▶ **DATASET CONTENT**:
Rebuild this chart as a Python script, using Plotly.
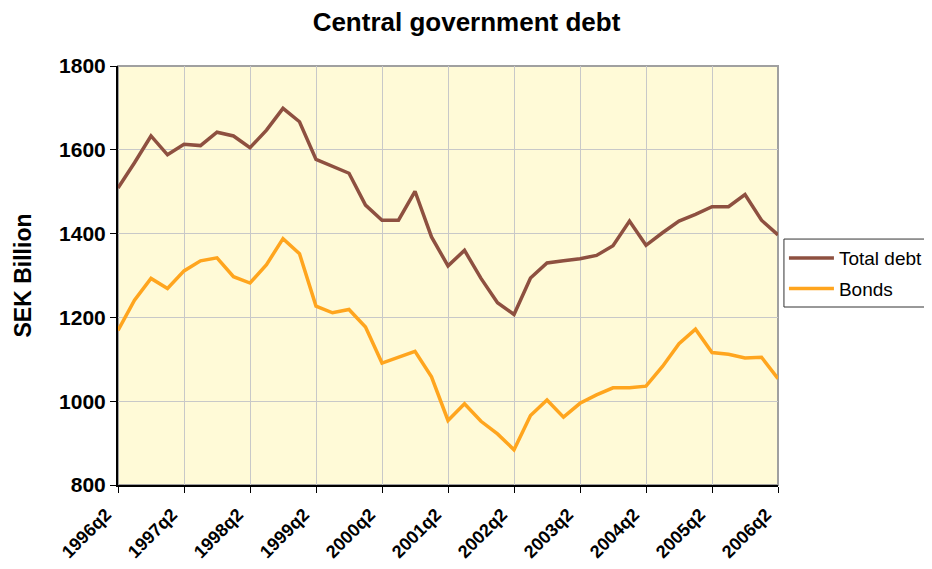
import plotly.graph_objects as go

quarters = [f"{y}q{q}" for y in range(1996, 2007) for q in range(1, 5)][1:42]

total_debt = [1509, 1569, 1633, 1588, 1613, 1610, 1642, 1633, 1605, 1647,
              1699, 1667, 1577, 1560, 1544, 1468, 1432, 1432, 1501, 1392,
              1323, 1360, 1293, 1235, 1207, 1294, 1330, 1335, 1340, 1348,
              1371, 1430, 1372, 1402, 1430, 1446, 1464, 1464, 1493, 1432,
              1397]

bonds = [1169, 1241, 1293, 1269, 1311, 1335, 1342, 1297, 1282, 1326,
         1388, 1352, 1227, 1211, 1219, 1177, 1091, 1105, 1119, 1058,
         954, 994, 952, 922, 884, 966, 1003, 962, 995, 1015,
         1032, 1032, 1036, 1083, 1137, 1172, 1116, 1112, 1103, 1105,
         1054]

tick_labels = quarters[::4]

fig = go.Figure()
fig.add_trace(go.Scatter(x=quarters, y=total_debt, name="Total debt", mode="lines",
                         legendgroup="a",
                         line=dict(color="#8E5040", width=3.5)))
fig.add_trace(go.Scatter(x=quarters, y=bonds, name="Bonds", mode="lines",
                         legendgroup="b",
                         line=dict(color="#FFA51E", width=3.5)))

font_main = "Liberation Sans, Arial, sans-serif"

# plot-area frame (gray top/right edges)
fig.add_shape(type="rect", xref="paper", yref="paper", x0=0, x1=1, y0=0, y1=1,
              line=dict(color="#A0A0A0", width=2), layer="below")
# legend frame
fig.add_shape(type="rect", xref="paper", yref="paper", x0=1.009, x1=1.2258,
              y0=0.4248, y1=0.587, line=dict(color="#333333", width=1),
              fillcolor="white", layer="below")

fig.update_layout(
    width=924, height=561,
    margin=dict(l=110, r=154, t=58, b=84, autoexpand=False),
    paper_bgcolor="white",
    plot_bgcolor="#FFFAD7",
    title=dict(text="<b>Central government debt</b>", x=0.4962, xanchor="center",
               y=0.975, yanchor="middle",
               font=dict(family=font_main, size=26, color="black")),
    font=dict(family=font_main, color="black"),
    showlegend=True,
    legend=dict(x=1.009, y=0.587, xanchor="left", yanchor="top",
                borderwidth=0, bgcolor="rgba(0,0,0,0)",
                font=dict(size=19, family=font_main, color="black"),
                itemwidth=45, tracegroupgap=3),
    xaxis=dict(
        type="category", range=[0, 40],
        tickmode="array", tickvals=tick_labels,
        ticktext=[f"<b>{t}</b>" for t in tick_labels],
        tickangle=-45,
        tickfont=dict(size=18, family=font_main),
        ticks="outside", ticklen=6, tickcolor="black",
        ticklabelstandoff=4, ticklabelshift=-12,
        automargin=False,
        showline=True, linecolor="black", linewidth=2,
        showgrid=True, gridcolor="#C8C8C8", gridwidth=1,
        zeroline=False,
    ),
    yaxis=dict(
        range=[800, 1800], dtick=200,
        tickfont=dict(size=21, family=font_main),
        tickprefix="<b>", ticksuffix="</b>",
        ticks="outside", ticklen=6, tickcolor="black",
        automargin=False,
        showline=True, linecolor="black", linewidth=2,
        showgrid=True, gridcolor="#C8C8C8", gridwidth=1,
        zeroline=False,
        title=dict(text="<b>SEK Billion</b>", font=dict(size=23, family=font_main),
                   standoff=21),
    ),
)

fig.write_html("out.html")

▶ **DIRECTIONS**: Leave out the pictures. Transcribe only the lines above, from the first through the one that contains "tick_labels = quarters[::4]".

▶ **EXERCISE RESULT**:
Rebuild this chart as a Python script, using Plotly.
import plotly.graph_objects as go

quarters = [f"{y}q{q}" for y in range(1996, 2007) for q in range(1, 5)][1:42]

total_debt = [1509, 1569, 1633, 1588, 1613, 1610, 1642, 1633, 1605, 1647,
              1699, 1667, 1577, 1560, 1544, 1468, 1432, 1432, 1501, 1392,
              1323, 1360, 1293, 1235, 1207, 1294, 1330, 1335, 1340, 1348,
              1371, 1430, 1372, 1402, 1430, 1446, 1464, 1464, 1493, 1432,
              1397]

bonds = [1169, 1241, 1293, 1269, 1311, 1335, 1342, 1297, 1282, 1326,
         1388, 1352, 1227, 1211, 1219, 1177, 1091, 1105, 1119, 1058,
         954, 994, 952, 922, 884, 966, 1003, 962, 995, 1015,
         1032, 1032, 1036, 1083, 1137, 1172, 1116, 1112, 1103, 1105,
         1054]

tick_labels = quarters[::4]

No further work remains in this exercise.